Multifamily Drives Drop in Starts

Backlogs support single-family home projects.

New home sales
Yelena Maleyev

Yelena Maleyev

Economist, KPMG Economics, KPMG US

+1 312-665-2443

Housing starts overall were stronger than expected but still fell 1.4% in December. November starts were revised lower. Single-family starts rose a whopping 11.3% during the month as some builders worked through project backlogs. Multifamily starts, which are much more volatile month-to-month, plummeted 19% from November. Activity in both sectors is down by double digits compared to a year ago, with mortgage rates double what they were this time last year. Starts ended the year worse than the prior year for the first time since 2009.

Single-family starts rose to 909,000, the highest level since August. Only the Midwest saw activity cool slightly. Some builders, especially at the high end, are still working through backlogs, which kept them busy during a traditionally slow period for home construction. Demand in the single-family market has been hammered by both record home price growth and fast rising mortgage rates.

The pipeline for home buyers has been drying up with mortgage applications to purchase a home 40% below year-ago levels in December.
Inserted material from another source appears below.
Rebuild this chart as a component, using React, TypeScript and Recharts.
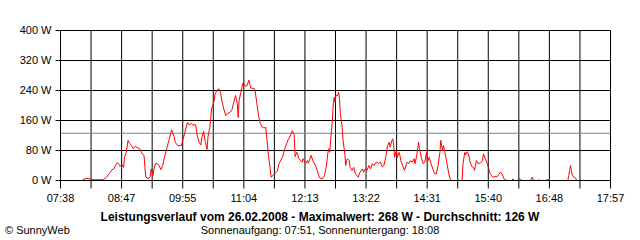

Application activity has ticked up slightly at the start of 2023 as mortgage rates have come off 7% peaks. Home prices have been cooling in many parts of the country, which is slowly bringing some buyers from the sidelines.

Multifamily starts fell to 463,000, the lowest level of activity since July. The drop in activity was broad-based, with the exception of the Northeast (the smallest housing market). The multifamily market responds to interest rate changes differently than the single-family market. With multifamily units under construction continuing to climb to historical highs (almost a million units in December), the pipeline for the start of the year remains strong. The concern will be later in the year because demand for new apartments has been cooling. According to one multifamily analytics firm, 2022 ended with a drop in demand for new leases; current renters are staying put. 

Separately, building permits missed expectations in December, slipping 1.6% from November levels, which were revised higher. Permits are now almost 30% below year-ago levels, which is weighing heavily on future activity.

Single-family permits are now at the lowest level since April of 2020. Single-family home builders have been pessimistic about future prospects since August, as measured by the National Association of Home Builders’ Housing Market Index. A silver lining is that January data shows a slight uptick in optimism. This index tends to lead building activity in the single-family market.

 

Bottom Line:

The housing market is the first to suffer from the Federal Reserve’s tightening and will be one of the first to recover when it slowly cuts rates at the end of the year. The response will be nonlinear as even a small drop in mortgage rates will revive activity for builders and buyers, especially as home prices continue to come off historic highs. A spring thaw could be around the corner, barring any other shock to supply chains or reinflation. 

 

A spring thaw could be around the corner, barring any other shock to supply chains or reinflation.